▸ Description of the task
In the records below, reproduce exactly the lines from the one containing "Rebuild this chart" through the one containing "Arial, Helvetica, sans-serif';", both included, and omit the pictures.

▸ Dataset entries
= = = =

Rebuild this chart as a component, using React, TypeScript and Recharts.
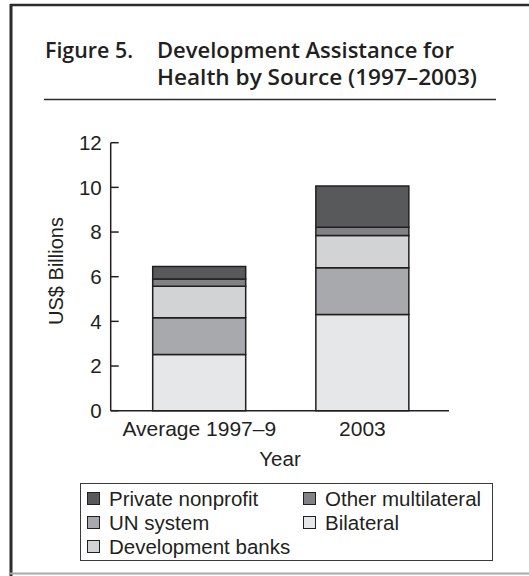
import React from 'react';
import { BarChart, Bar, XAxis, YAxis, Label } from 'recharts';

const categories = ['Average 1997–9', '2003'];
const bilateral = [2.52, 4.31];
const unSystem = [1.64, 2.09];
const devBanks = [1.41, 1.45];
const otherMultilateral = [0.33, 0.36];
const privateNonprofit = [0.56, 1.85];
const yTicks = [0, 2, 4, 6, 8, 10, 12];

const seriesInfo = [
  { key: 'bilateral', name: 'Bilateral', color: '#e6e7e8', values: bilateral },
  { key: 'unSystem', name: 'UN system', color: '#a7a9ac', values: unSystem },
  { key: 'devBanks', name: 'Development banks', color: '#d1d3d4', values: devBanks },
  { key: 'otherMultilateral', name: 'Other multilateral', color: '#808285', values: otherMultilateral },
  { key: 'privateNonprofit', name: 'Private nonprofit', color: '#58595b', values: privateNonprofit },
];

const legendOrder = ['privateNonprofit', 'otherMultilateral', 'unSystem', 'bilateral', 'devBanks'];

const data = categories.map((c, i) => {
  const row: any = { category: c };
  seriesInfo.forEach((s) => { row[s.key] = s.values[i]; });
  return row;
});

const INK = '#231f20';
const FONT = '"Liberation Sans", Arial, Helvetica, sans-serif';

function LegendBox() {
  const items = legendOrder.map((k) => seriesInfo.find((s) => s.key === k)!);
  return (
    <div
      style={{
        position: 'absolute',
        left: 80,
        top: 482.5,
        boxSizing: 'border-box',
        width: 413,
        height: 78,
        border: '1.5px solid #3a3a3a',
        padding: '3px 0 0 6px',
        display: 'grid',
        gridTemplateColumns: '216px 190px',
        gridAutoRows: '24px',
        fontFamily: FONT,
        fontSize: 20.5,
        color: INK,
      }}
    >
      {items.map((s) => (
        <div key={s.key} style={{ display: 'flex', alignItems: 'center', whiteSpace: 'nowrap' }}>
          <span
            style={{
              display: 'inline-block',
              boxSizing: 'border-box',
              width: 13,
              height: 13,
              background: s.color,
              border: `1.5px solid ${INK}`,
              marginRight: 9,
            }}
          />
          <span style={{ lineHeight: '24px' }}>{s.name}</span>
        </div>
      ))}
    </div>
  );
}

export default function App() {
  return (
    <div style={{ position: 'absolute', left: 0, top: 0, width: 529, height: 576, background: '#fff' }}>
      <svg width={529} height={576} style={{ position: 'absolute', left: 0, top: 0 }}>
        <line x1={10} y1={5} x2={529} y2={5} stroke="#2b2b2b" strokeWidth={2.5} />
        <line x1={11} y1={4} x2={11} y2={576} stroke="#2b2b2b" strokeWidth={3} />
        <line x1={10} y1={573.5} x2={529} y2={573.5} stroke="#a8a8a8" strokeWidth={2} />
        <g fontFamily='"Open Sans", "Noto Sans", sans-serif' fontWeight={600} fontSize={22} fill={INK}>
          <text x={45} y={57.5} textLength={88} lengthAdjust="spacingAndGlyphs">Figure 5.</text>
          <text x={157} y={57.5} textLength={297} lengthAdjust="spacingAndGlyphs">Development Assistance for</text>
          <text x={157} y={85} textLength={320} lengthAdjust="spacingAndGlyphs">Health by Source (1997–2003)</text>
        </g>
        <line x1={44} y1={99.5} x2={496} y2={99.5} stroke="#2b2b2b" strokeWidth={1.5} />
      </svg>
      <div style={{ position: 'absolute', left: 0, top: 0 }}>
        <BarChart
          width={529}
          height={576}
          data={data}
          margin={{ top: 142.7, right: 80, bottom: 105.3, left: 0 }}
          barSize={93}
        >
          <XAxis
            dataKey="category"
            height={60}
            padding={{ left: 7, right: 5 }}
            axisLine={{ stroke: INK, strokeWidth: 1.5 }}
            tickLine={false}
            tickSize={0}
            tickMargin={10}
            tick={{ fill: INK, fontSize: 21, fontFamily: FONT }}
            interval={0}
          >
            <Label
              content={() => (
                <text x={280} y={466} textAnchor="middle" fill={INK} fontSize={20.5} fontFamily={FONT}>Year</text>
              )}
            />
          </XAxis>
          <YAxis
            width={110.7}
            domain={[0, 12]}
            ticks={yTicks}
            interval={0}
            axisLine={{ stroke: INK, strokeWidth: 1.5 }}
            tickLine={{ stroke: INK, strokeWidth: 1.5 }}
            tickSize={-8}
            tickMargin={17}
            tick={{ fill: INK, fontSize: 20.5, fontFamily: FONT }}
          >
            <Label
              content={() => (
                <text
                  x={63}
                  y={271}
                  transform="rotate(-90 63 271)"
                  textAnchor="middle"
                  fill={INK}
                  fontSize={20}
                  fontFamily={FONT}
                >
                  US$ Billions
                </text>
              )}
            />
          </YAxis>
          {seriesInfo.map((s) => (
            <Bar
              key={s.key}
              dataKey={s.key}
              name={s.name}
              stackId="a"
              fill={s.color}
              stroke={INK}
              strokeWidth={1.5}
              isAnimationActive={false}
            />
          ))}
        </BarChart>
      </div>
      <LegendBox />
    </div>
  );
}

= = = =

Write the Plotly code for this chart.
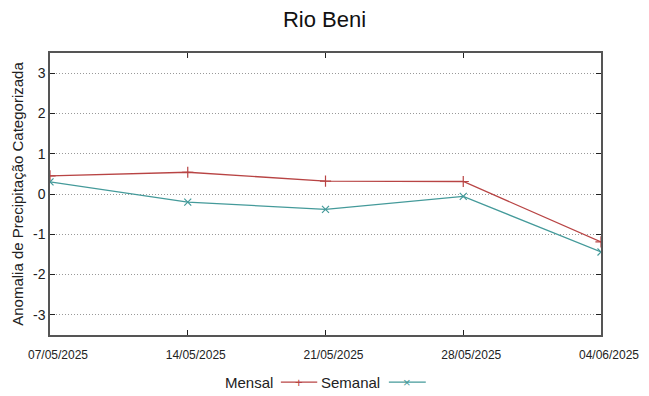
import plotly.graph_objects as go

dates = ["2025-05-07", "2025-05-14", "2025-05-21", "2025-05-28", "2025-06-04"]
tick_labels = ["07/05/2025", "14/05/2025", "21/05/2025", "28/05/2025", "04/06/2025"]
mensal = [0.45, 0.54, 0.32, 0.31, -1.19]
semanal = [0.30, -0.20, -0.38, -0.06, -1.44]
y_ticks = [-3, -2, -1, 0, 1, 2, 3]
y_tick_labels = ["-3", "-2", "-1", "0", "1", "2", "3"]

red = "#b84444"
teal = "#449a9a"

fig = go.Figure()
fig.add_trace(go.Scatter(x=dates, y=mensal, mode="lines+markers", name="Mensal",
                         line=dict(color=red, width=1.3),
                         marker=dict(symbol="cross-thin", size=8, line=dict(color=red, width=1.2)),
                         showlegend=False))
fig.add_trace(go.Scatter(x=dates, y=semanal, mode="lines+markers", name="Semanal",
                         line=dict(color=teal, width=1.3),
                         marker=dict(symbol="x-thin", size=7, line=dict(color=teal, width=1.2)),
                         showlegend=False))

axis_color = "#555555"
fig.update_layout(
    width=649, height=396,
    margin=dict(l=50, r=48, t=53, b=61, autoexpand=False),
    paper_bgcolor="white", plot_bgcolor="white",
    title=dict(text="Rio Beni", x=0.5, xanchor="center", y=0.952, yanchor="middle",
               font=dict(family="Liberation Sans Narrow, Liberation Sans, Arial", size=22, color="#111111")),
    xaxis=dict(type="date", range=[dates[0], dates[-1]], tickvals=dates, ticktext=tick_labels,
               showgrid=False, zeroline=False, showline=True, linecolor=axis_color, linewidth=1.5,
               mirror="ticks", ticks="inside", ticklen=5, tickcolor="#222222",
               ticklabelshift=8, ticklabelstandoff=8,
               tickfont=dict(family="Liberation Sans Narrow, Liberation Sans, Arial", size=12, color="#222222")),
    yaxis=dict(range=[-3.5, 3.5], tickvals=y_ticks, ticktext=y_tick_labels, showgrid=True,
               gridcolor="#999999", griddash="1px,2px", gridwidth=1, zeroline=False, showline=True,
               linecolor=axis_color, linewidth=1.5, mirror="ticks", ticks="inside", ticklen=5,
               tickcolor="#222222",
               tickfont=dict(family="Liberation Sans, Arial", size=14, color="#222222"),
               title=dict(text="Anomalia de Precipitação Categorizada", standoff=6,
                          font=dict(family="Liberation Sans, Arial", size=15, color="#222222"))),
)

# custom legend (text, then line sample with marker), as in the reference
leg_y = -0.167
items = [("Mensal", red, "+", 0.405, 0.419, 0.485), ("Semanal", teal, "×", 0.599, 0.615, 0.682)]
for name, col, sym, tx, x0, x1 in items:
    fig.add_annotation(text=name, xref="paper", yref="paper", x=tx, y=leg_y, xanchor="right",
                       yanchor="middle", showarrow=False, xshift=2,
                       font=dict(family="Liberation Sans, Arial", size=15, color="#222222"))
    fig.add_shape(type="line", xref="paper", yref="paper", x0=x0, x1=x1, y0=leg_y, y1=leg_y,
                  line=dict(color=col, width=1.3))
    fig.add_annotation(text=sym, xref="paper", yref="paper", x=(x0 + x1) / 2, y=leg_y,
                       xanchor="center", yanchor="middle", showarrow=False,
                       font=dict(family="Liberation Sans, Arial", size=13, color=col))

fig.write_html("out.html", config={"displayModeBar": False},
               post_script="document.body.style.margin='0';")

= = = =

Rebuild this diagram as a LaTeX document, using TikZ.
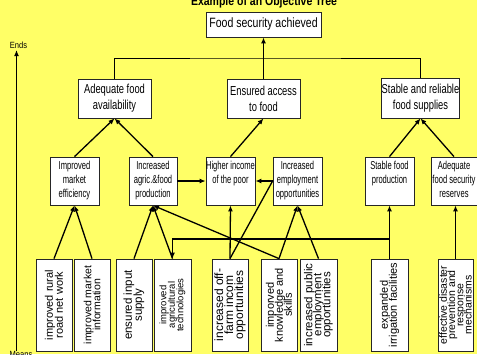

= = = =

▸ Written answer
Rebuild this chart as a component, using React, TypeScript and Recharts.
import React from 'react';
import { BarChart, Bar, XAxis, YAxis, Label } from 'recharts';

const categories = ['Average 1997–9', '2003'];
const bilateral = [2.52, 4.31];
const unSystem = [1.64, 2.09];
const devBanks = [1.41, 1.45];
const otherMultilateral = [0.33, 0.36];
const privateNonprofit = [0.56, 1.85];
const yTicks = [0, 2, 4, 6, 8, 10, 12];

const seriesInfo = [
  { key: 'bilateral', name: 'Bilateral', color: '#e6e7e8', values: bilateral },
  { key: 'unSystem', name: 'UN system', color: '#a7a9ac', values: unSystem },
  { key: 'devBanks', name: 'Development banks', color: '#d1d3d4', values: devBanks },
  { key: 'otherMultilateral', name: 'Other multilateral', color: '#808285', values: otherMultilateral },
  { key: 'privateNonprofit', name: 'Private nonprofit', color: '#58595b', values: privateNonprofit },
];

const legendOrder = ['privateNonprofit', 'otherMultilateral', 'unSystem', 'bilateral', 'devBanks'];

const data = categories.map((c, i) => {
  const row: any = { category: c };
  seriesInfo.forEach((s) => { row[s.key] = s.values[i]; });
  return row;
});

const INK = '#231f20';
const FONT = '"Liberation Sans", Arial, Helvetica, sans-serif';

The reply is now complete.